Savings can be accelerated further by using appropriate financial instruments rather than keeping funds idle.
How to do it in Uzbekistan
A practical approach may include the following steps:
- Open a dedicated savings account and automate monthly transfers immediately after salary is received.
- Low-risk options: Use term deposits or government bonds offered by local banks.
- Medium-risk options: Invest through licensed brokers in Uzbekistan in local equities or mutual funds. Diversification is essential to manage risk.
- Track progress: Review balances and returns monthly to ensure alignment with your goals.
Saving UZS 2,000,000 per month and placing it in high-yield deposits (up to 22%) can increase returns by 5–10% compared with basic savings over two years, while simultaneously building an emergency fund and long-term capital.

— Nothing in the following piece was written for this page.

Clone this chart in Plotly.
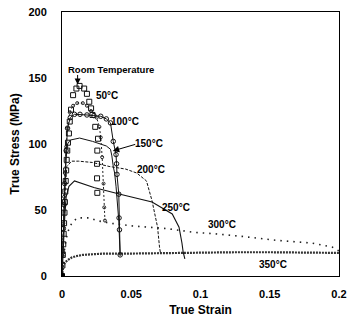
import plotly.graph_objects as go

# ---- data (true strain, true stress in MPa) ----
rt_strain = [0, 0.0003, 0.0006, 0.0009, 0.0012, 0.0015, 0.0018, 0.0021, 0.0024, 0.0027, 0.003,
             0.0034, 0.0038, 0.0043, 0.005, 0.0056, 0.0065, 0.008, 0.0104, 0.0127, 0.016, 0.018,
             0.0197, 0.021, 0.022, 0.024, 0.026, 0.0255, 0.0253, 0.0253, 0.0255]
rt_stress = [0, 8, 16, 24, 32, 40, 48, 56, 64, 72, 80, 88, 95, 101, 108, 117, 126, 137, 142, 144,
             142, 138, 132, 127, 122, 113, 104, 95, 85, 74, 63]

t50_strain = [0, 0.0005, 0.001, 0.0015, 0.002, 0.003, 0.004, 0.0056, 0.008, 0.011, 0.015, 0.018,
              0.021, 0.025, 0.027, 0.028, 0.029, 0.030, 0.0305, 0.031]
t50_stress = [0, 20, 40, 60, 78, 98, 112, 124, 129, 131, 131, 129, 125, 120, 113, 105, 90, 70, 52, 42]

t100_strain = [0, 0.0005, 0.001, 0.0015, 0.002, 0.003, 0.004, 0.006, 0.009, 0.013, 0.018, 0.023,
               0.028, 0.032, 0.035, 0.037, 0.039, 0.0394, 0.0397, 0.041, 0.0412, 0.0415, 0.042]
t100_stress = [0, 18, 36, 54, 70, 95, 112, 120, 122.5, 122.5, 122, 121.5, 121, 119, 116, 102, 92,
               85, 77, 62, 44, 35, 16]

t150_strain = [0, 0.0005, 0.001, 0.002, 0.003, 0.004, 0.006, 0.0127, 0.022, 0.032, 0.035, 0.036,
               0.037, 0.038, 0.039, 0.040, 0.041, 0.0415, 0.042]
t150_stress = [0, 22, 42, 70, 90, 100, 103, 104.5, 102, 98.5, 96, 91, 83, 78, 68, 55, 42, 28, 15]

t200_strain = [0, 0.001, 0.002, 0.0035, 0.007, 0.012, 0.022, 0.034, 0.046, 0.054, 0.061, 0.065,
               0.069, 0.0704, 0.071]
t200_stress = [0, 30, 60, 83, 87, 87, 86, 83, 81, 78, 72, 57, 37, 22, 18]

t250_strain = [0, 0.001, 0.002, 0.003, 0.005, 0.009, 0.012, 0.023, 0.042, 0.065, 0.0796, 0.0845,
               0.0866, 0.0875, 0.0887]
t250_stress = [0, 25, 45, 60, 68, 72, 71, 67, 62, 56, 47, 37, 25, 18, 13]

t300_strain = [0, 0.001, 0.002, 0.004, 0.007, 0.011, 0.02, 0.025, 0.035, 0.05, 0.075, 0.096, 0.11,
               0.13, 0.155, 0.18, 0.195, 0.2]
t300_stress = [0, 12, 22, 33, 40, 44, 44, 42, 40, 38, 36, 33, 32, 30, 27, 25, 22, 19]

t350_strain = [0, 0.0005, 0.001, 0.002, 0.004, 0.007, 0.01, 0.015, 0.02, 0.03, 0.05, 0.075, 0.1,
               0.125, 0.15, 0.175, 0.2]
t350_stress = [0, 5, 8, 10, 12, 14, 15, 16, 16.5, 17, 17, 17.5, 18, 18, 18, 18, 17.5]

x_ticks = [0, 0.05, 0.1, 0.15, 0.2]
x_tick_labels = ["0", "0.05", "0.1", "0.15", "0.2"]
y_ticks = [0, 50, 100, 150, 200]
y_tick_labels = ["0", "50", "100", "150", "200"]

FONT = "Liberation Sans, Arial, sans-serif"
fig = go.Figure()

fig.add_trace(go.Scatter(x=t350_strain, y=t350_stress, mode="lines",
                         line=dict(color="#333", width=2.2, dash="2px,1px")))
fig.add_trace(go.Scatter(x=t300_strain, y=t300_stress, mode="lines",
                         line=dict(color="#222", width=1.6, dash="1.5px,5px")))
fig.add_trace(go.Scatter(x=t250_strain, y=t250_stress, mode="lines",
                         line=dict(color="#111", width=1.1)))
fig.add_trace(go.Scatter(x=t200_strain, y=t200_stress, mode="lines",
                         line=dict(color="#111", width=1, dash="3px,1.5px")))
fig.add_trace(go.Scatter(x=t150_strain, y=t150_stress, mode="lines",
                         line=dict(color="#111", width=1)))
fig.add_trace(go.Scatter(x=t100_strain, y=t100_stress, mode="lines+markers",
                         line=dict(color="#111", width=1),
                         marker=dict(symbol="circle-open", size=4.5, color="#111", line=dict(width=1))))
fig.add_trace(go.Scatter(x=t50_strain, y=t50_stress, mode="lines+markers",
                         line=dict(color="#222", width=1, dash="2px,2px"),
                         marker=dict(symbol="circle-open", size=3, color="#222", line=dict(width=1))))
fig.add_trace(go.Scatter(x=rt_strain, y=rt_stress, mode="markers",
                         marker=dict(symbol="square-open", size=5, color="#111", line=dict(width=1))))
fig.add_trace(go.Scatter(x=[rt_strain[0]], y=[rt_stress[0]], mode="markers",
                         marker=dict(symbol="circle", size=6, color="#000")))

def px2data(px, py):
    return (px - 62) / 1420.0, (276 - py) / 1.33

labels = [("Room Temperature", 112, 68, 9.5), ("50°C", 108, 94, 10), ("100°C", 127, 120, 10),
          ("150°C", 151, 142, 10), ("200°C", 153, 169, 10), ("250°C", 179, 207, 10),
          ("300°C", 226, 224, 10), ("350°C", 278, 264, 10)]
ann = []
for txt, px, py, fs in labels:
    x, y = px2data(px, py)
    ann.append(dict(x=x, y=y, text="<b>" + txt + "</b>", showarrow=False,
                    font=dict(family=FONT, size=fs, color="#000"), xanchor="center", yanchor="middle"))

# arrows
tx, ty = px2data(78, 83)
ann.append(dict(x=tx, y=ty, ax=0, ay=-11, text="", showarrow=True, arrowhead=2, arrowsize=1.2,
                arrowwidth=1, arrowcolor="#000"))
tx, ty = px2data(114, 150)
ann.append(dict(x=tx, y=ty, ax=24, ay=-7, text="", showarrow=True, arrowhead=2, arrowsize=1.3,
                arrowwidth=1, arrowcolor="#000"))

fig.update_layout(
    width=353, height=331, showlegend=False,
    margin=dict(l=62, r=6, t=10, b=55),
    paper_bgcolor="white", plot_bgcolor="white",
    annotations=ann,
    font=dict(family=FONT, color="#000"),
)
fig.update_xaxes(range=[0, 0.2], tickvals=x_ticks, ticktext=["<b>" + t + "</b>" for t in x_tick_labels],
                 showgrid=False, zeroline=False, showline=True, mirror=True, linecolor="#000", linewidth=1,
                 ticks="outside", ticklen=8, tickcolor="rgba(0,0,0,0)", ticklabeloverflow="allow",
                 tickfont=dict(family=FONT, size=11),
                 title=dict(text="<b>True Strain</b>", font=dict(family=FONT, size=12), standoff=6))
fig.update_yaxes(range=[0, 200], tickvals=y_ticks, ticktext=["<b>" + t + "</b>" for t in y_tick_labels],
                 showgrid=False, zeroline=False, showline=True, mirror=True, linecolor="#000", linewidth=1,
                 ticks="outside", ticklen=12, tickcolor="rgba(0,0,0,0)",
                 tickfont=dict(family=FONT, size=11),
                 title=dict(text="<b>True Stress (MPa)</b>", font=dict(family=FONT, size=12), standoff=6))

fig.write_html("out.html")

Over longer periods, regular monthly deposits can grow into a substantially larger sum, with interest alone exceeding one-third of the total contributions. The real power lies in compounding, which accelerates noticeably after the first year.
Best results are achieved by using replenishable deposits, reinvesting interest, and regularly renewing high-rate terms to protect savings from inflation.
Building long-term financial resilience
Financial resilience begins with a basic safety buffer that protects against unexpected expenses and prevents reliance on high-interest debt. Once liquidity is secured, saving and investing should proceed in parallel, balancing short-term protection with long-term growth.
Investment strategies must evolve with life stage and risk tolerance, relying on diversification and periodic adjustment rather than rigid assumptions. Major decisions – such as housing or vehicle purchases – require careful evaluation of total lifetime costs, not outdated financial norms.
Ultimately, financial literacy is not a one-time achievement but an ongoing process rooted in clarity, adaptability, and mindset. Treating income as a tool for freedom, prioritizing saving and investing first, and spending intentionally rather than impulsively are the foundations of lasting financial independence.